A recent article in the New York Times (“The Mark of an Overdose”, by Walt Bogdanich, 8/1/10, http://www.nytimes.com/2010/08/01/health/01radiation.html?pagewanted=all) discusses dangers to patients from CT brain scans. In many cases (and there are shocking pictures of the damage in the article), patients who had CT scans to tests for a stroke in some cases received an overdose (up to 13 times the usual amount for the test) which resulted in striking hair loss, as well as headaches and memory-related symptoms. As stated in the article, the review by the NYT found that “While in some cases technicians did not know how to properly administer the test, interviews with hospital officials and a review of public records raise new questions about the role of manufacturers, including how well they design their software and equipment and train those who use them.” The author found that during application of the test in a way which would provide better images of blood flow, technicians used an automatic feature of the equipment which they thought would lower radiation levels, but in fact raised them. While this excellent article provides a much more in depth analysis of the problem (and you should read it), I wish to focus on a particular aspect related to engineering design and what can be learned about it.

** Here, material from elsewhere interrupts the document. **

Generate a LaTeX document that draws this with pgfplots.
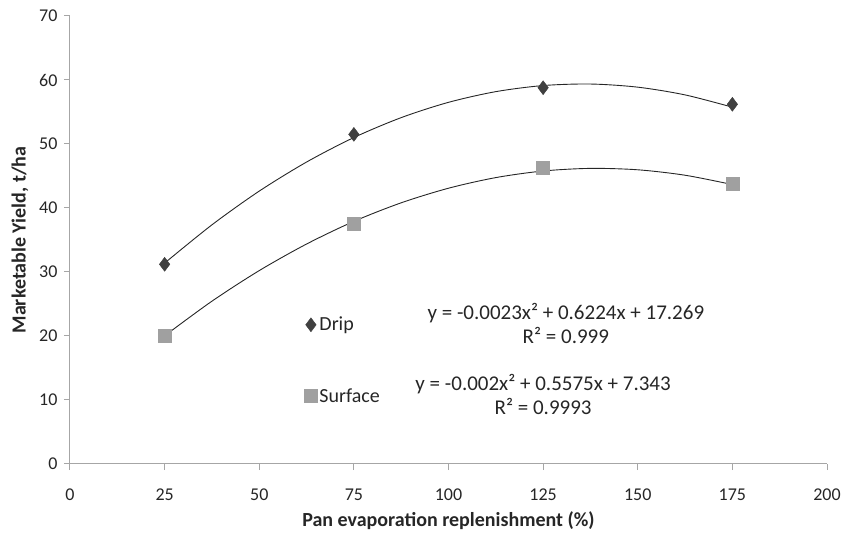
\documentclass[border=0pt]{standalone}
\usepackage{pgfplots}
\pgfplotsset{compat=1.18}
\usepackage{fontspec}
\setmainfont{Carlito}
\definecolor{axisgray}{HTML}{A6A6A6}
\definecolor{dripc}{HTML}{404040}
\definecolor{surfc}{HTML}{A0A0A0}
\definecolor{txt}{HTML}{262626}
\begin{document}
\begin{tikzpicture}
\begin{axis}[
  scale only axis, width=757pt, height=448pt,
  xmin=0, xmax=200, ymin=0, ymax=70,
  xtick={0,25,...,200}, ytick={0,10,...,70},
  axis lines=left, axis line style={axisgray, line width=1pt, -},
  tick style={axisgray, line width=1pt}, tick align=outside, major tick length=6pt,
  x tick label style={yshift=-15pt},
  y tick label style={xshift=-3pt},
  /pgf/number format/assume math mode=true,
  ticklabel style={font=\fontsize{18}{20}\selectfont, text=txt},
  xlabel={\textbf{Pan evaporation replenishment (\%)}},
  ylabel={\textbf{Marketable Yield, t/ha}},
  label style={font=\fontsize{20}{22}\selectfont, text=txt},
  xlabel style={yshift=-4pt},
  ylabel style={yshift=4pt},
  clip=false,
  legend style={at={(axis cs:61.1,23.6)}, anchor=north west, draw=none, fill=none,
    font=\fontsize{20}{22}\selectfont, text=txt, row sep=52pt},
  legend cell align=left,
]
\addplot[only marks, mark=diamond*, mark size=7pt, color=dripc] coordinates {
 (25,31.2) (75,51.5) (125,58.8) (175,56.2)};
\addlegendentry{Drip}
\addplot[only marks, mark=square*, mark size=6.5pt, color=surfc] coordinates {
 (25,20.0) (75,37.5) (125,46.3) (175,43.8)};
\addlegendentry{Surface}
\addplot[black!85, line width=0.9pt, smooth, forget plot] coordinates {
 (25,31.39) (37.5,37.37) (50,42.64) (62.5,47.18) (75,51.01) (87.5,54.12) (100,56.51)
 (112.5,58.18) (125,59.13) (137.5,59.37) (150,58.88) (162.5,57.67) (175,55.75)};
\addplot[black!85, line width=0.9pt, smooth, forget plot] coordinates {
 (25,20.03) (37.5,25.44) (50,30.22) (62.5,34.37) (75,37.91) (87.5,40.81) (100,43.09)
 (112.5,44.75) (125,45.78) (137.5,46.19) (150,45.97) (162.5,45.12) (175,43.66)};
\node[align=center, font=\fontsize{21}{24}\selectfont, text=txt] at (axis cs:131,21.9)
  {y = -0.0023x² + 0.6224x + 17.269\\R² = 0.999};
\node[align=center, font=\fontsize{21}{24}\selectfont, text=txt] at (axis cs:125,10.8)
  {y = -0.002x² + 0.5575x + 7.343\\R² = 0.9993};
\coordinate (sw) at (axis cs:0,0);
\coordinate (ne) at (axis cs:200,70);
\end{axis}
\pgfresetboundingbox
\path ([shift={(-70pt,-71pt)}]sw) rectangle ([shift={(24pt,16pt)}]ne);
\end{tikzpicture}
\end{document}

What is the responsibility of an engineer and their company in designing a system so as to avoid possibly disasterous user error? We can site many examples where this becomes a critical issue — other medical examples like the title failure of the cancer treatment equipment in the book “Set Phasers on Stun” (listed on the bibliography page) and non-medical failures such as the one that played a contributing role in the Bhopal/Union Carbide chemical plant disaster. In that case, negligence due to inadequately trained operators played a critical role.
As we, as engineers and designers of powerful equipment and systems, study these failures, these case studies emphasize the need for manufacturers to provide comprehensive and clear instructions, and to design “fail-safe” features and limiting functions into equipment to automatically prevent dangerous situations from occurring. Of course, this can never be accomplished completely. While the light-hearted phase goes “build an idiot-proof system, and someone will build a better idiot”, and this is a deadly serious situation, it does speak to the truth that it is a responsibility of the conscientious engineer to do their best to try to anticipate all uses, and misuses, of the machines, systems and processes they design.